Many Special Needs Students Have Struggled with Virtual Classes
For some students virtual classes during the past year have been fine. Some have even thrived. But for many special needs students, it has not gone well, as a parent tells the Georgia Center for Opportunity:
A virtual classroom worked fine for Jennifer’s two older children, but her youngest son, 10-year-old Joey, has Down syndrome. Online learning is entirely unworkable for him due to his special needs.
For example, DeKalb is following a normal bell schedule but staying engaged on Zoom for hours on end is not working. Morning classes will sometimes go well, but by lunchtime Joey is tuned out. It is impossible to get him back online after the lunch break for specials, such as music and art, and Jennifer cannot stay tied up until 2:30pm every day. She has seen academic and social regression for her son as he has little to no interaction with peers.
Additionally, his academic growth is limited due to repetitive practice of current skills on worksheets with no new individual instruction to learn new concepts in language arts or math. As a highly visual and experiential learner, he is missing the magic that happens in a classroom that cannot be replicated on a Zoom call.
“It’s day-by-day and minute-by-minute,” Jennifer shares. “One class he is engaged and on task, and the next minute he is hiding under the bed or taking his shirt off.”
All children, no matter their needs, deserve the opportunity for a high-quality education that meets their individual requirements.

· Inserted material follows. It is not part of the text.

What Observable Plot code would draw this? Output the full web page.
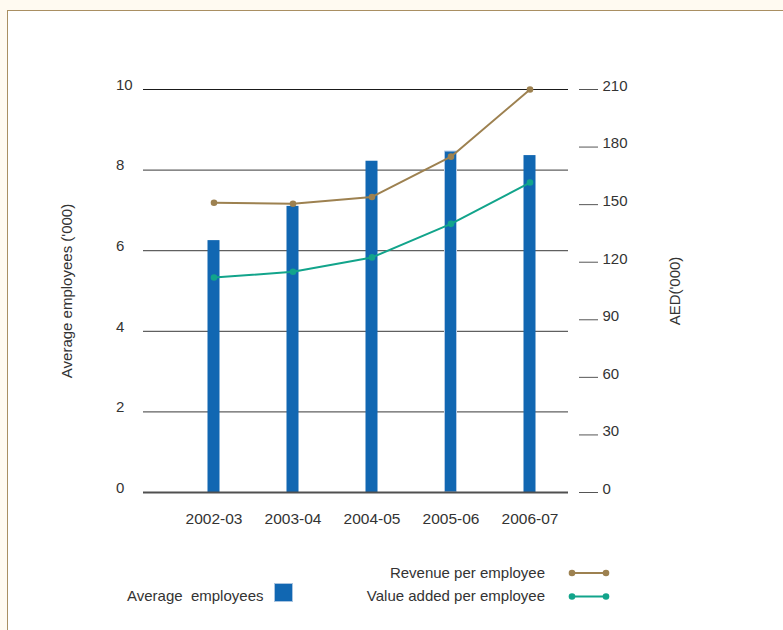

Today, Axios wrote about a newly released report on 130 studies on the safety of school reopening. The report found:
- Any benefits to closing schools are far outweighed by the grave risks to children from remote-only schooling — risks that intensify the longer it continues, the report says.

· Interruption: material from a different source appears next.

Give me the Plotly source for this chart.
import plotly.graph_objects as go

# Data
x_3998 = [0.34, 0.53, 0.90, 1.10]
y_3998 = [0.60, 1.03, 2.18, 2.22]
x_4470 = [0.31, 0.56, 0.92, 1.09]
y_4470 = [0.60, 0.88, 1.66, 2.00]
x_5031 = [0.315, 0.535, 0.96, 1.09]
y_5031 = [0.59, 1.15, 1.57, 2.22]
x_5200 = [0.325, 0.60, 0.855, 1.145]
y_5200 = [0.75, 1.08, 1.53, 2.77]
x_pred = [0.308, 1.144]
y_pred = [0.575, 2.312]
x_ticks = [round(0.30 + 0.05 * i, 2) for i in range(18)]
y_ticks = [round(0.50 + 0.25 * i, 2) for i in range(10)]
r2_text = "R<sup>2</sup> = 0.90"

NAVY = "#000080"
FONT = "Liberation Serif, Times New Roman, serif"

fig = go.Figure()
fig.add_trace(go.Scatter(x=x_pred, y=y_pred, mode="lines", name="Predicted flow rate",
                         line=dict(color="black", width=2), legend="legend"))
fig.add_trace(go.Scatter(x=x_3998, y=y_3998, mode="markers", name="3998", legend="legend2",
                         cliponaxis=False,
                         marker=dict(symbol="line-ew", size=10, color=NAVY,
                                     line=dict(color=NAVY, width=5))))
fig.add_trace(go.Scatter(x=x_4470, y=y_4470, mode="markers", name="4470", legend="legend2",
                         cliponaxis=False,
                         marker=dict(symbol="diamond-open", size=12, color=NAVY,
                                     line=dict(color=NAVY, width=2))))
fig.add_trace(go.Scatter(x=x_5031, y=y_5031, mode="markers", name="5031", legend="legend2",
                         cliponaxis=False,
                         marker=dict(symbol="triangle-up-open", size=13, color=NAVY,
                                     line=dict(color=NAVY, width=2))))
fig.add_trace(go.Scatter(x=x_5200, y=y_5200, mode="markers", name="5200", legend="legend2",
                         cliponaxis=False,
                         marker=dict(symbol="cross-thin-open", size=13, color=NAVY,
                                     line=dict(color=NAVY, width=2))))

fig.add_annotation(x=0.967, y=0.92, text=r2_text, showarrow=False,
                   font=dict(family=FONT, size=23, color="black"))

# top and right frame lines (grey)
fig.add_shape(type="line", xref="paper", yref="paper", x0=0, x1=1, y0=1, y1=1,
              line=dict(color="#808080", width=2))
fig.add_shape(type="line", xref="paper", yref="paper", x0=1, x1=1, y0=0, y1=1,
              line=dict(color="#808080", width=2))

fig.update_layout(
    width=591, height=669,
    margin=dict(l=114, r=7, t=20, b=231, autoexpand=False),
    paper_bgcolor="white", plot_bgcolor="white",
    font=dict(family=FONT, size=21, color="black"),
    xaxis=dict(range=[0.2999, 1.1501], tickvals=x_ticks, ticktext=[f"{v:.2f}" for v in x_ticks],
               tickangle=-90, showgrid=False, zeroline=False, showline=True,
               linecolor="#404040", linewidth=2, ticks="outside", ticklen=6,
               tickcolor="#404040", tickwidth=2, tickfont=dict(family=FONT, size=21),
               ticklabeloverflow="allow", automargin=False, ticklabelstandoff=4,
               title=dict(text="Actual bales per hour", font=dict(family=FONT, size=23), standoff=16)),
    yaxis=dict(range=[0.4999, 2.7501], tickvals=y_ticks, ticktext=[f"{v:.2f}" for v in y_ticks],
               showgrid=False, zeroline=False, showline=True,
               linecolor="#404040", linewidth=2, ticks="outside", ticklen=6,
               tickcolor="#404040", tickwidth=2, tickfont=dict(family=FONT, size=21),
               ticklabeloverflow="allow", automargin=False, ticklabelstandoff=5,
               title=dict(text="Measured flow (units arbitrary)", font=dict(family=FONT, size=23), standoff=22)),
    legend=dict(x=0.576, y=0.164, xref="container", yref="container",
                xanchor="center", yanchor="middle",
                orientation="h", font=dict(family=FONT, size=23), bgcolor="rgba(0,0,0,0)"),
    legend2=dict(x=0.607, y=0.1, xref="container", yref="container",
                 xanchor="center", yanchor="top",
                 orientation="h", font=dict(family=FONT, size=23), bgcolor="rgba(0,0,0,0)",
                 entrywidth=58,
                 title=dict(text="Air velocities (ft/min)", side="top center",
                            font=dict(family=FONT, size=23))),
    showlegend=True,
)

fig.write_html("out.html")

- The harms include academic loss — so severe that it could set children back for life — and mental health problems related to loneliness and isolation.
- There are also severe hardships on parents — mothers in particular, about two million of whom have left the workforce to care for their kids as part of remote learning.
- “Schools are not super-spreaders,” observes the report, written by John P. Bailey, a former deputy policy director at the Department of Commerce.
Fortunately almost 73% of Georgia’s school districts are open for face to face learning. The rest need to reopen ASAP, and plans need to be made to help students who fell behind catch up.